Michelle is an avid reader of contemporary literature. She began interviewing writers in 2016 to quench her curiosity. Her love for the craft of creative writing and her training in HR have resulted in a lifelong love for interviews. Here are some recent links:
FINDING HUMOUR IN SUFFERING: TUSHAR RISHI ON WRITING A DEEPLY PERSONAL NOVEL
Michelle: What do you think about Amazon’s decision to shut down Westland? Do you see a future for your book?
TR: When I first read about the decision on Feb 1st, I didn’t really believe it. It was only after the official email from Westland the next day that it dawned on me that my novel was really going to be out of print soon.I don’t want to speculate on why Amazon did this. I am sure their fancy business team saw it as a profitable decision. But the entire community of readers, writers, booksellers, scholars, critics, everyone is at loss. And, I also wonder, what about the characters?
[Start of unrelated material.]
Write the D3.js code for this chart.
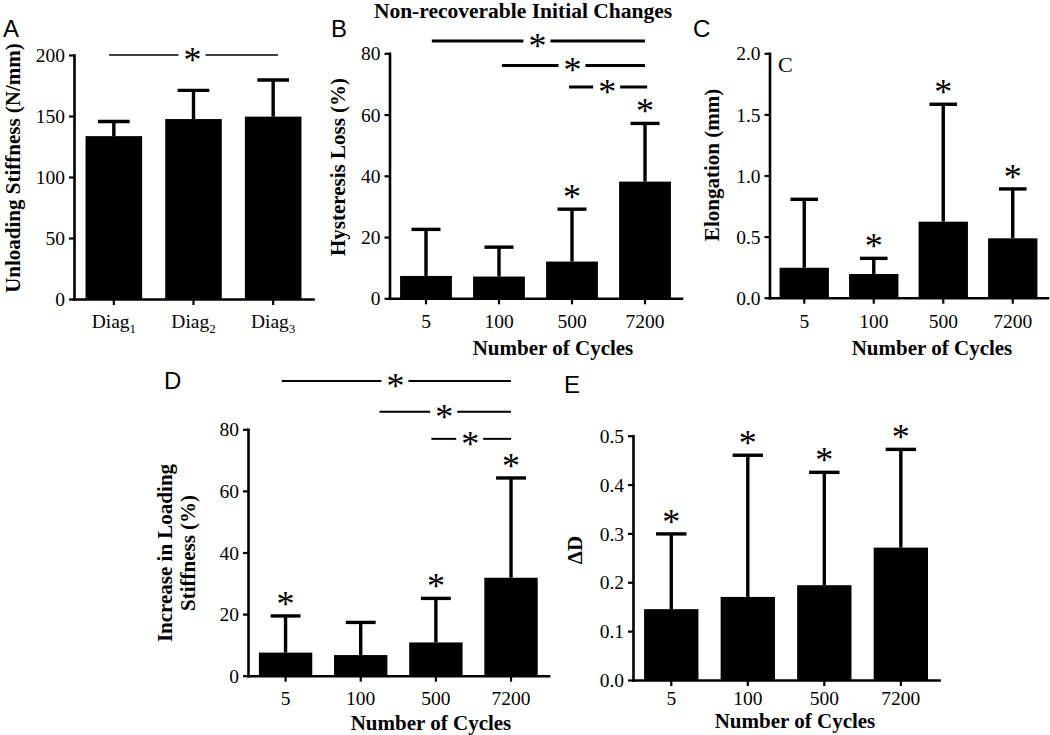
<!DOCTYPE html>
<html><head><meta charset="utf-8">
<script src="https://cdn.jsdelivr.net/npm/d3@7"></script>
<style>body{margin:0;background:#fff} svg{display:block}</style>
</head><body>
<svg id="chart" width="1050" height="735"></svg>
<script>
// ---------- data ----------
const diagCategories = ["Diag1", "Diag2", "Diag3"];
const cycleCategories = ["5", "100", "500", "7200"];

const unloadingStiffnessMean = [133.5, 147.5, 149.5];
const unloadingStiffnessSD   = [12, 23.5, 30];
const hysteresisLossMean = [7.3, 7.1, 12.0, 38.1];
const hysteresisLossSD   = [15.2, 9.6, 17.1, 19.0];
const elongationMean = [0.245, 0.194, 0.622, 0.486];
const elongationSD   = [0.56, 0.128, 0.961, 0.404];
const loadingStiffnessMean = [7.5, 6.7, 10.8, 31.8];
const loadingStiffnessSD   = [11.9, 10.6, 14.3, 32.4];
const deltaDMean = [0.145, 0.170, 0.194, 0.271];
const deltaDSD   = [0.154, 0.290, 0.231, 0.201];

const unloadingStars  = [false, false, false];
const hysteresisStars = [false, false, true, true];
const elongationStars = [false, true, true, true];
const loadingStars    = [true, false, true, true];
const deltaDStars     = [true, true, true, true];

const stiffnessTicks  = [0, 50, 100, 150, 200];
const hysteresisTicks = [0, 20, 40, 60, 80];
const elongationTicks = [0, 0.5, 1.0, 1.5, 2.0];
const loadingTicks    = [0, 20, 40, 60, 80];
const deltaDTicks     = [0, 0.1, 0.2, 0.3, 0.4, 0.5];

// significance brackets: [from category position, to category position, level]
const stiffnessBrackets  = [[-0.06, 2.06, 200]];
const hysteresisBrackets = [[0.08, 3.0, 84], [1.04, 3.0, 76], [1.96, 3.03, 69]];
const loadingBrackets    = [[-0.05, 3.0, 95.7], [1.25, 3.0, 85.7], [1.94, 3.0, 76.9]];

// ---------- drawing ----------
const svg = d3.select("#chart");
const SERIF = "'Liberation Serif','Times New Roman',serif";
const SANS = "'Liberation Sans',Arial,sans-serif";
const STAR_SIZE = 36;

function drawPanel(cfg) {
  const g = svg.append("g");
  const x = d3.scaleBand().domain(cfg.cats).range([cfg.x0, cfg.x1])
    .paddingInner(0.29).paddingOuter(0.145);
  const y = d3.scaleLinear().domain([0, cfg.max]).range([cfg.y0, cfg.yTop]);
  const bw = x.bandwidth();
  const cx = d => x(d) + bw / 2;

  // bars
  g.selectAll("rect.bar").data(cfg.cats).join("rect").attr("class", "bar")
    .attr("x", d => x(d)).attr("width", bw)
    .attr("y", (d, i) => y(cfg.mean[i]))
    .attr("height", (d, i) => y(0) - y(cfg.mean[i]))
    .attr("fill", "#000");

  // error bars (upper)
  const err = g.selectAll("g.err").data(cfg.cats).join("g").attr("class", "err");
  err.append("line")
    .attr("x1", d => cx(d)).attr("x2", d => cx(d))
    .attr("y1", (d, i) => y(cfg.mean[i]))
    .attr("y2", (d, i) => y(cfg.mean[i] + cfg.sd[i]))
    .attr("stroke", "#000").attr("stroke-width", 3.4);
  err.append("line")
    .attr("x1", d => cx(d) - bw * 0.28).attr("x2", d => cx(d) + bw * 0.28)
    .attr("y1", (d, i) => y(cfg.mean[i] + cfg.sd[i]))
    .attr("y2", (d, i) => y(cfg.mean[i] + cfg.sd[i]))
    .attr("stroke", "#000").attr("stroke-width", 3.4);

  // stars above bars
  g.selectAll("text.star").data(cfg.cats.filter((d, i) => cfg.stars[i])).join("text")
    .attr("class", "star")
    .attr("x", d => cx(d))
    .attr("y", d => { const i = cfg.cats.indexOf(d); return y(cfg.mean[i] + cfg.sd[i]) - 17 + 0.47 * STAR_SIZE; })
    .attr("text-anchor", "middle").attr("font-family", SERIF).attr("font-size", STAR_SIZE)
    .text("*");

  // significance brackets
  const x0c = cx(cfg.cats[0]), step = x.step();
  (cfg.brackets || []).forEach(b => {
    const xa = x0c + b[0] * step, xb = x0c + b[1] * step, yy = y(b[2]);
    const xm = (xa + xb) / 2;
    g.append("line").attr("x1", xa).attr("x2", xm - 15).attr("y1", yy).attr("y2", yy)
      .attr("stroke", "#000").attr("stroke-width", cfg.bracketWidth);
    g.append("line").attr("x1", xm + 12).attr("x2", xb).attr("y1", yy).attr("y2", yy)
      .attr("stroke", "#000").attr("stroke-width", cfg.bracketWidth);
    g.append("text").attr("x", xm - 1).attr("y", yy + 0.47 * STAR_SIZE)
      .attr("text-anchor", "middle").attr("font-family", SERIF).attr("font-size", STAR_SIZE).text("*");
  });

  // y axis
  const ya = g.append("g").attr("transform", `translate(${cfg.x0},0)`)
    .call(d3.axisLeft(y).tickValues(cfg.ticks).tickSize(5).tickSizeOuter(0).tickFormat(cfg.fmt));
  // x axis
  const xa = g.append("g").attr("transform", `translate(0,${cfg.y0})`)
    .call(d3.axisBottom(x).tickSize(6).tickSizeOuter(0));
  [ya, xa].forEach(a => {
    a.select(".domain").attr("stroke-width", 2.6).attr("stroke-linecap", "square");
    a.selectAll(".tick line").attr("stroke-width", 2.2);
    a.selectAll(".tick text").attr("font-family", SERIF).attr("font-size", 19.5).attr("fill", "#000");
  });
  ya.selectAll(".tick text").attr("x", -9).attr("dy", "0.34em");
  xa.selectAll(".tick text").attr("dy", null).attr("y", cfg.xTickBase - cfg.y0);
  if (cfg.subscript) {
    xa.selectAll(".tick text").each(function (d) {
      const t = d3.select(this).text("");
      t.append("tspan").text(d.slice(0, -1));
      t.append("tspan").attr("font-size", 13).attr("dy", 5).text(d.slice(-1));
    });
  }

  // axis labels
  cfg.yLabel.forEach((s, k) => {
    g.append("text").attr("transform", `translate(${cfg.yLabelX[k]},${cfg.yLabelY}) rotate(-90)`)
      .attr("text-anchor", "middle").attr("dominant-baseline", "central")
      .attr("font-family", SERIF).attr("font-weight", "bold").attr("font-size", 21).text(s);
  });
  if (cfg.xLabel) {
    g.append("text").attr("x", cfg.xLabelX).attr("y", cfg.xLabelY)
      .attr("text-anchor", "middle").attr("font-family", SERIF)
      .attr("font-weight", "bold").attr("font-size", 21).text(cfg.xLabel);
  }
  // panel letter
  svg.append("text").attr("x", cfg.letterX).attr("y", cfg.letterY)
    .attr("font-family", SANS).attr("font-size", 24).text(cfg.letter);
}

drawPanel({
  cats: diagCategories, mean: unloadingStiffnessMean, sd: unloadingStiffnessSD, stars: unloadingStars,
  ticks: stiffnessTicks, fmt: d3.format("d"), max: 200, brackets: stiffnessBrackets, bracketWidth: 1.6,
  x0: 74, x1: 313, y0: 299, yTop: 55, xTickBase: 328, subscript: true,
  yLabel: ["Unloading Stiffness (N/mm)"], yLabelX: [13], yLabelY: 168,
  letter: "A", letterX: 3, letterY: 37
});
drawPanel({
  cats: cycleCategories, mean: hysteresisLossMean, sd: hysteresisLossSD, stars: hysteresisStars,
  ticks: hysteresisTicks, fmt: d3.format("d"), max: 80, brackets: hysteresisBrackets, bracketWidth: 3,
  x0: 389.5, x1: 681.5, y0: 298.3, yTop: 53.3, xTickBase: 328,
  yLabel: ["Hysteresis Loss (%)"], yLabelX: [338], yLabelY: 167,
  xLabel: "Number of Cycles", xLabelX: 553, xLabelY: 355,
  letter: "B", letterX: 331, letterY: 37
});
drawPanel({
  cats: cycleCategories, mean: elongationMean, sd: elongationSD, stars: elongationStars,
  ticks: elongationTicks, fmt: d3.format(".1f"), max: 2, brackets: [], bracketWidth: 2,
  x0: 769.5, x1: 1047.5, y0: 297.7, yTop: 53.3, xTickBase: 328,
  yLabel: ["Elongation (mm)"], yLabelX: [712], yLabelY: 165,
  xLabel: "Number of Cycles", xLabelX: 932, xLabelY: 355,
  letter: "C", letterX: 693, letterY: 37
});
drawPanel({
  cats: cycleCategories, mean: loadingStiffnessMean, sd: loadingStiffnessSD, stars: loadingStars,
  ticks: loadingTicks, fmt: d3.format("d"), max: 80, brackets: loadingBrackets, bracketWidth: 2,
  x0: 248, x1: 548.6, y0: 675.7, yTop: 429.3, xTickBase: 705,
  yLabel: ["Increase in Loading", "Stiffness (%)"], yLabelX: [165, 188], yLabelY: 553,
  xLabel: "Number of Cycles", xLabelX: 431, xLabelY: 730,
  letter: "D", letterX: 164, letterY: 389
});
drawPanel({
  cats: cycleCategories, mean: deltaDMean, sd: deltaDSD, stars: deltaDStars,
  ticks: deltaDTicks, fmt: d3.format(".1f"), max: 0.5, brackets: [], bracketWidth: 2,
  x0: 633, x1: 939.1, y0: 680, yTop: 435.7, xTickBase: 705,
  yLabel: ["ΔD"], yLabelX: [575], yLabelY: 550,
  xLabel: "Number of Cycles", xLabelX: 795, xLabelY: 728,
  letter: "E", letterX: 564, letterY: 393
});

// title and inner label
svg.append("text").attr("x", 523).attr("y", 18).attr("text-anchor", "middle")
  .attr("font-family", SERIF).attr("font-weight", "bold").attr("font-size", 21.5)
  .text("Non-recoverable Initial Changes");
svg.append("text").attr("x", 778).attr("y", 72)
  .attr("font-family", SERIF).attr("font-size", 22).text("C");
</script>
</body></html>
I don’t know what will happen to my novel. The rights will revert to me in a few months, but I don’t have an agent, so it will be really difficult to find a new publisher for a five year old work. Westland, and Deepthi, my editor there, gave me a chance when I was in school. It changed my life in so many ways. I don’t think any other major publisher would do something like that. I have no idea what other Westland authors are going to do, but I hope it turns out all right for everyone.
JCB PRIZE LONGLISTED AUTHOR, JAHNAVI BARUA ON WRITING, FLOW AND TURMOIL
Michelle: I’ve noticed that the river ‘Brahmaputra’ is always prominent in your plots. What is your relationship like with the river?
JB: The Brahmaputra runs through Guwahati, indeed through all of Assam, and thus runs through my life too. As a child, I lived on a hillock overlooking it and its majestic beauty found a permanent place in my heart and soul.